Musings on designing experiences & (re)engineering complexity

Jun 2018

Experience Last

The project is well-past the kickoff, and it feels as if there are no other successes to be pulled. The pace of development seems to have slowed. The stakeholders are getting ancy. What seemed like the right solution months ago now seems so far from the truth of how they will use it. And yet, the budget says it must persist. There are calls to trim the team and go “lean” in both focus and resources. Then someone asks, “so how will we evaluate the experience of this once we’ve released it?”

The question seems obvious but the truth is that it was never considered. The project wasn’t started out of impulse. There was a recognized gap in performance and productivity and this was the best route provided to executives as the way forward.
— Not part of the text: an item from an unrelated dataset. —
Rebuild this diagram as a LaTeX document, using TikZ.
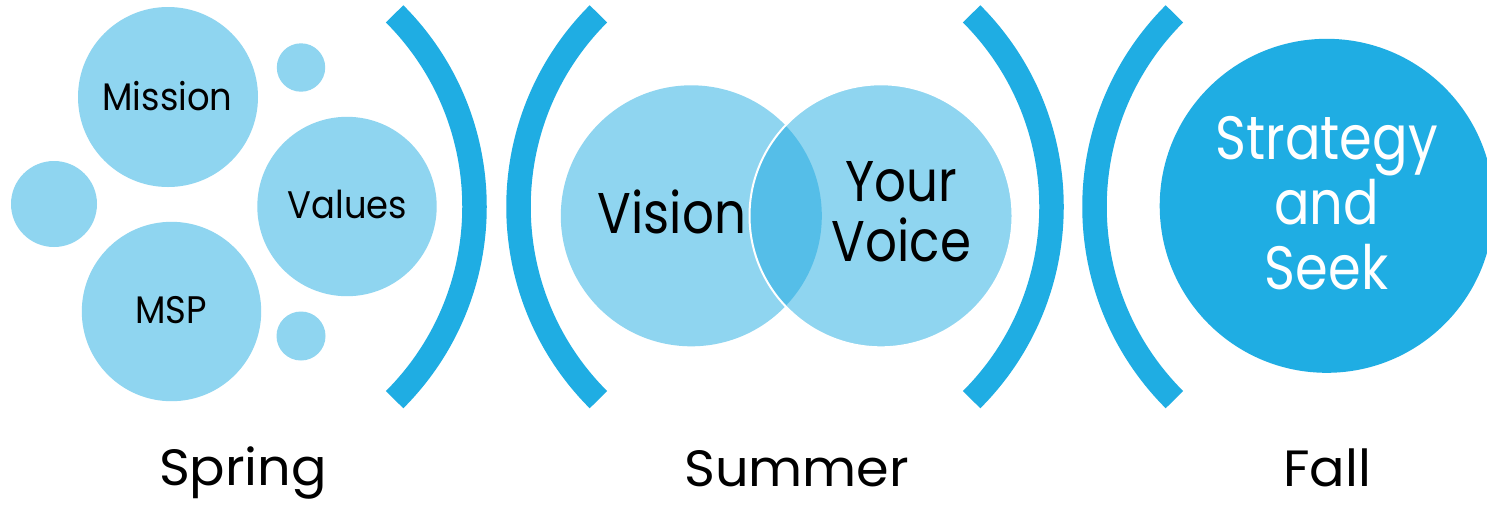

Cursory conversations were had with those who’d been in those roles but have moved forward to others to validate the solution. On the surface, this was going to be a win-win. And yet, the voice of those who’d be there after the transition, not those who’d be managing the transition but those who’d be implementing it, was missing. Their experience was not willingly dismissed, but they had little clue of how the business ran above their work. It was decided to bring them in closer to the release. At that point, their feedback would capture what was missed.

A user experience (UX) practioner was consulted. They were queried as to what might be some gaps they have missed — what might be some better ways to galvanize the project to its expected end? Where might the project find some of the solutions to the issues we think might show up in performance, adoption, or training?

The UX practioner looks on. Then gets to work. Yet internally hangs their head. These questions would have been easier to address if they were consulted earlier in the project. The experience of doing and using the product seems to have been the last thing considered — and is only now coming to a head because other levers have been pulled to no success. So the UX practioner asks:

“What do your users think of this change? How has their feedback shaped the project to date? And where are they in our review sessions?”

A realization hits the project manager and product owner, “why did we consider the user experience last?”